Each member of the team chose one Energy type to extract in Alteryx and then analyse in Tableau. I decided to look at the Nuclear data Capacity and Generation from the eia website. The data is looking at the Nuclear capacity and generation for each country worldwide from 1980 and 2015. However, I decided to focus on the US, the Nuclear generation worldwide leader. I also supplemented the Nuclear set with the US State level data, providing annual generation in the sector.

In my final visualisation in Tableau I decided to use the data as a comparison tool to show the supremacy of the US in the market against the other world leaders. I also looked at each State electricity production with both a US Tile Map and a timeline to show each state grow over time.

 

When clicking on a State on the Tile map, the timeline filters accordingly and with a dashboard action it is possible to visualise another hidden sheet, showing the percentage of total energy production for each state by category.

In order to arrive to the final visualisation in Tableau, it is necessary to clean and prepare the data source first in Alteryx. Today I decided to take a slightly different approach from yesterday and Nora helped me solving a crucial part of the following workflow, without her I would possibly still be looking at the data until now!

The initial data was downloaded from a Text file and once imported into Alteryx looked all together without a clear delimiter. After several attempts I found out that the best delimiter to use in this case was the closed curly brackets } rather than the open one.

 

First of all I used a filter tool to find the Nuclear energy consumption among all the energy types and then I used a text to columns tool to parse out by the } delimiter. After that it was straightforward to isolate the countries names in an individual field, which I cleaned with the Data Cleansing tool.
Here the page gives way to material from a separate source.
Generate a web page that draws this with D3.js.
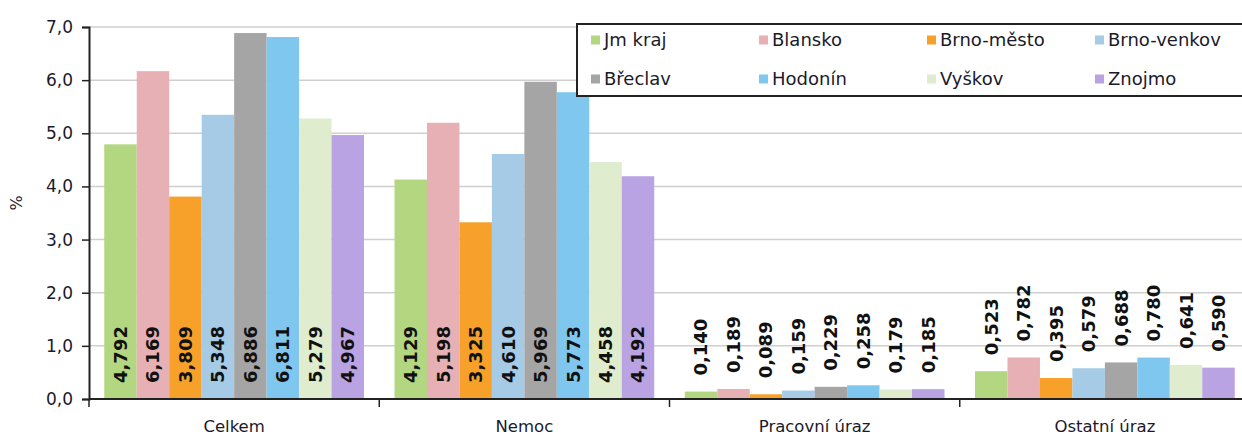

The main challenge was however to parse out all the different years from 1980 until 2015 with every single value attached and linked to the specific country.

This is how the field looked like after the second text to columns parsing with the closed square brackets delimiter: each row has a column with a country and a combined field for each years with the respective value as follows “2005”,15],

This is certainly not the ideal formula to analyse the data and not even the easiest. Therefore a bit more of data cleaning and preparation is required before analysing it on Tableau.

The first step is to remove the squared brackets and the coma on the right with the Multi-field formula as Nora showed me today: trimright([_CurrentField_], “],”)

After that Transpose all the fields in order to have all the values for each country one after another and then filter out all the non countries names within the country field with a formula tool.

In the same way use the multi-row formula to shift up all the values that do not contain a Country field, in this case called Tim in order to find it more quickly.

if [Country] = ‘Tim’ then [Row-1:Country] else [Country] endif

Finish off with some more minor cleaning before exporting the data.

I used the text to columns parse tool with the coma delimiter to split the year from the value into two different fields. I also used two different data cleansing tools to remove punctuation and letters in the two different fields. At the end I used a filter tool to remove empty fields in the data set.

And here we go: the parsed and cleaned data set, ready to be used in Tableau public, where you can look at my latest Interactive Viz about Nuclear production in the US and worldwide.